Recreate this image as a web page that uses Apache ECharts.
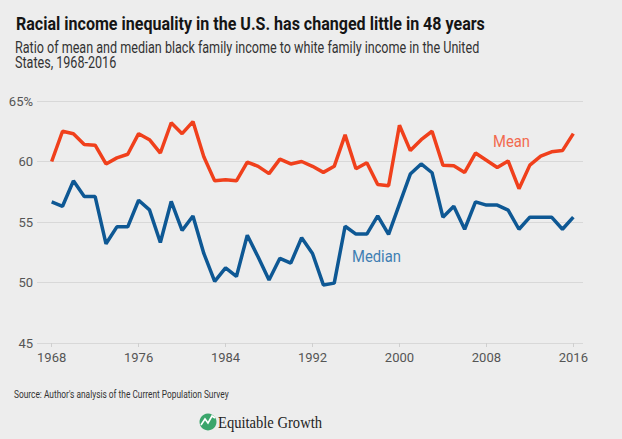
<!DOCTYPE html>
<html>
<head>
<meta charset="utf-8">
<script src="https://cdn.jsdelivr.net/npm/echarts@6/dist/echarts.min.js"></script>
<style>
html,body{margin:0;padding:0;background:#ededed;}
#chart{width:622px;height:439px;}
</style>
</head>
<body>
<div id="chart"></div>
<script>
const years = [1968,1969,1970,1971,1972,1973,1974,1975,1976,1977,1978,1979,1980,1981,1982,1983,1984,1985,1986,1987,1988,1989,1990,1991,1992,1993,1994,1995,1996,1997,1998,1999,2000,2001,2002,2003,2004,2005,2006,2007,2008,2009,2010,2011,2012,2013,2014,2015,2016];
const meanValues = [60.0,62.5,62.3,61.4,61.35,59.8,60.3,60.6,62.3,61.8,60.7,63.2,62.3,63.3,60.4,58.4,58.5,58.4,59.95,59.6,59.0,60.2,59.8,60.0,59.6,59.1,59.6,62.2,59.4,59.9,58.1,58.0,63.0,60.9,61.8,62.5,59.7,59.65,59.1,60.7,60.1,59.5,60.05,57.75,59.7,60.45,60.8,60.9,62.3];
const medianValues = [56.66,56.3,58.4,57.1,57.1,53.2,54.6,54.6,56.8,56.0,53.3,56.7,54.3,55.5,52.4,50.1,51.2,50.5,53.9,52.1,50.2,52.0,51.6,53.7,52.4,49.8,49.95,54.65,54.0,54.0,55.5,53.97,56.47,58.96,59.8,59.07,55.4,56.3,54.4,56.66,56.4,56.4,55.98,54.4,55.4,55.4,55.4,54.4,55.4];
const xTicks = [1968,1976,1984,1992,2000,2008,2016];
const yTicks = [45,50,55,60,65];
const titleText = "Racial income inequality in the U.S. has changed little in 48 years";
const subtitleLine1 = "Ratio of mean and median black family income to white family income in the United";
const subtitleLine2 = "States, 1968-2016";
const sourceText = "Source: Author's analysis of the Current Population Survey";
const brandText = "Equitable Growth";

const measureCtx = document.createElement('canvas').getContext('2d');
function fitScale(text, font, target){
  measureCtx.font = font;
  const w = measureCtx.measureText(text).width;
  return w > 0 ? target / w : 1;
}
function fitText(text, font, x, y, target, fill, scaleOverride){
  const s = scaleOverride !== undefined ? scaleOverride : fitScale(text, font, target);
  return {type:'text', x:x, y:y, scaleX:s, scaleY:1,
    style:{text:text, fill:fill, font:font, align:'left', verticalAlign:'middle'}};
}

const titleFont = 'bold 19px Roboto, sans-serif';
const subFont = '16px Roboto, sans-serif';
const subScale = fitScale(subtitleLine1, subFont, 465);
const srcFont = '10px Roboto, sans-serif';
const lblFont = '16px Roboto, sans-serif';
const brandFont = '16px "Liberation Serif", serif';
const axisFont = 'Roboto, sans-serif';

const chart = echarts.init(document.getElementById('chart'), null, {renderer:'svg'});
const mk = (arr) => years.map((y,i)=>[y,arr[i]]);
chart.setOption({
  backgroundColor:'#ededed',
  animation:false,
  grid:{left:37,right:39,top:101,bottom:96,containLabel:false},
  xAxis:{
    type:'value', min:1966.65, max:2016.89,
    axisLine:{show:false},
    splitLine:{show:false},
    axisTick:{show:true, customValues:xTicks, length:4, lineStyle:{color:'#cfcfcf',width:1}},
    axisLabel:{customValues:xTicks, color:'#555', fontSize:13, fontFamily:axisFont, margin:8, formatter:v=>String(v)}
  },
  yAxis:{
    type:'value', min:45, max:65, interval:5,
    axisLine:{show:false}, axisTick:{show:false},
    splitLine:{lineStyle:{color:'#d8d8d8',width:1}},
    axisLabel:{color:'#555', fontSize:13, fontFamily:axisFont, margin:4, formatter:v=> v===65 ? '65%' : String(v)}
  },
  series:[
    {name:'Mean', type:'line', data:mk(meanValues), symbol:'none', lineStyle:{color:'#f0401c', width:3.5}, z:3},
    {name:'Median', type:'line', data:mk(medianValues), symbol:'none', lineStyle:{color:'#0e5894', width:3.5}, z:3}
  ],
  graphic:[
    fitText(titleText, titleFont, 16, 23.5, 469, '#151515'),
    fitText(subtitleLine1, subFont, 15, 47.5, 465, '#333', subScale),
    fitText(subtitleLine2, subFont, 15, 62.5, 0, '#333', subScale),
    fitText('Mean', lblFont, 493, 142, 37, '#f26a4f'),
    fitText('Median', lblFont, 352, 257, 49, '#3f7fb3'),
    fitText(sourceText, srcFont, 14, 394, 215, '#333'),
    {type:'circle', shape:{cx:208, cy:422, r:8.5}, style:{fill:'#3aa56b'}},
    {type:'polyline', shape:{points:[[201,425],[205,419],[208,423],[212,416],[215,418]]}, style:{stroke:'#fff', lineWidth:1.6, fill:null}},
    fitText(brandText, brandFont, 218, 422, 104, '#222')
  ]
});
</script>
</body>
</html>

----

Reproduce every line exactly and omit all pictures.

Recreate this image as a web page that uses Apache ECharts.
<!DOCTYPE html>
<html>
<head>
<meta charset="utf-8">
<script src="https://cdn.jsdelivr.net/npm/echarts@6/dist/echarts.min.js"></script>
<style>
html,body{margin:0;padding:0;background:#ededed;}
#chart{width:622px;height:439px;}
</style>
</head>
<body>
<div id="chart"></div>
<script>
const years = [1968,1969,1970,1971,1972,1973,1974,1975,1976,1977,1978,1979,1980,1981,1982,1983,1984,1985,1986,1987,1988,1989,1990,1991,1992,1993,1994,1995,1996,1997,1998,1999,2000,2001,2002,2003,2004,2005,2006,2007,2008,2009,2010,2011,2012,2013,2014,2015,2016];
const meanValues = [60.0,62.5,62.3,61.4,61.35,59.8,60.3,60.6,62.3,61.8,60.7,63.2,62.3,63.3,60.4,58.4,58.5,58.4,59.95,59.6,59.0,60.2,59.8,60.0,59.6,59.1,59.6,62.2,59.4,59.9,58.1,58.0,63.0,60.9,61.8,62.5,59.7,59.65,59.1,60.7,60.1,59.5,60.05,57.75,59.7,60.45,60.8,60.9,62.3];
const medianValues = [56.66,56.3,58.4,57.1,57.1,53.2,54.6,54.6,56.8,56.0,53.3,56.7,54.3,55.5,52.4,50.1,51.2,50.5,53.9,52.1,50.2,52.0,51.6,53.7,52.4,49.8,49.95,54.65,54.0,54.0,55.5,53.97,56.47,58.96,59.8,59.07,55.4,56.3,54.4,56.66,56.4,56.4,55.98,54.4,55.4,55.4,55.4,54.4,55.4];
const xTicks = [1968,1976,1984,1992,2000,2008,2016];
const yTicks = [45,50,55,60,65];
const titleText = "Racial income inequality in the U.S. has changed little in 48 years";
const subtitleLine1 = "Ratio of mean and median black family income to white family income in the United";
const subtitleLine2 = "States, 1968-2016";
const sourceText = "Source: Author's analysis of the Current Population Survey";
const brandText = "Equitable Growth";

const measureCtx = document.createElement('canvas').getContext('2d');
function fitScale(text, font, target){
  measureCtx.font = font;
  const w = measureCtx.measureText(text).width;
  return w > 0 ? target / w : 1;
}
function fitText(text, font, x, y, target, fill, scaleOverride){
  const s = scaleOverride !== undefined ? scaleOverride : fitScale(text, font, target);
  return {type:'text', x:x, y:y, scaleX:s, scaleY:1,
    style:{text:text, fill:fill, font:font, align:'left', verticalAlign:'middle'}};
}

const titleFont = 'bold 19px Roboto, sans-serif';
const subFont = '16px Roboto, sans-serif';
const subScale = fitScale(subtitleLine1, subFont, 465);
const srcFont = '10px Roboto, sans-serif';
const lblFont = '16px Roboto, sans-serif';
const brandFont = '16px "Liberation Serif", serif';
const axisFont = 'Roboto, sans-serif';

const chart = echarts.init(document.getElementById('chart'), null, {renderer:'svg'});
const mk = (arr) => years.map((y,i)=>[y,arr[i]]);
chart.setOption({
  backgroundColor:'#ededed',
  animation:false,
  grid:{left:37,right:39,top:101,bottom:96,containLabel:false},
  xAxis:{
    type:'value', min:1966.65, max:2016.89,
    axisLine:{show:false},
    splitLine:{show:false},
    axisTick:{show:true, customValues:xTicks, length:4, lineStyle:{color:'#cfcfcf',width:1}},
    axisLabel:{customValues:xTicks, color:'#555', fontSize:13, fontFamily:axisFont, margin:8, formatter:v=>String(v)}
  },
  yAxis:{
    type:'value', min:45, max:65, interval:5,
    axisLine:{show:false}, axisTick:{show:false},
    splitLine:{lineStyle:{color:'#d8d8d8',width:1}},
    axisLabel:{color:'#555', fontSize:13, fontFamily:axisFont, margin:4, formatter:v=> v===65 ? '65%' : String(v)}
  },
  series:[
    {name:'Mean', type:'line', data:mk(meanValues), symbol:'none', lineStyle:{color:'#f0401c', width:3.5}, z:3},
    {name:'Median', type:'line', data:mk(medianValues), symbol:'none', lineStyle:{color:'#0e5894', width:3.5}, z:3}
  ],
  graphic:[
    fitText(titleText, titleFont, 16, 23.5, 469, '#151515'),
    fitText(subtitleLine1, subFont, 15, 47.5, 465, '#333', subScale),
    fitText(subtitleLine2, subFont, 15, 62.5, 0, '#333', subScale),
    fitText('Mean', lblFont, 493, 142, 37, '#f26a4f'),
    fitText('Median', lblFont, 352, 257, 49, '#3f7fb3'),
    fitText(sourceText, srcFont, 14, 394, 215, '#333'),
    {type:'circle', shape:{cx:208, cy:422, r:8.5}, style:{fill:'#3aa56b'}},
    {type:'polyline', shape:{points:[[201,425],[205,419],[208,423],[212,416],[215,418]]}, style:{stroke:'#fff', lineWidth:1.6, fill:null}},
    fitText(brandText, brandFont, 218, 422, 104, '#222')
  ]
});
</script>
</body>
</html>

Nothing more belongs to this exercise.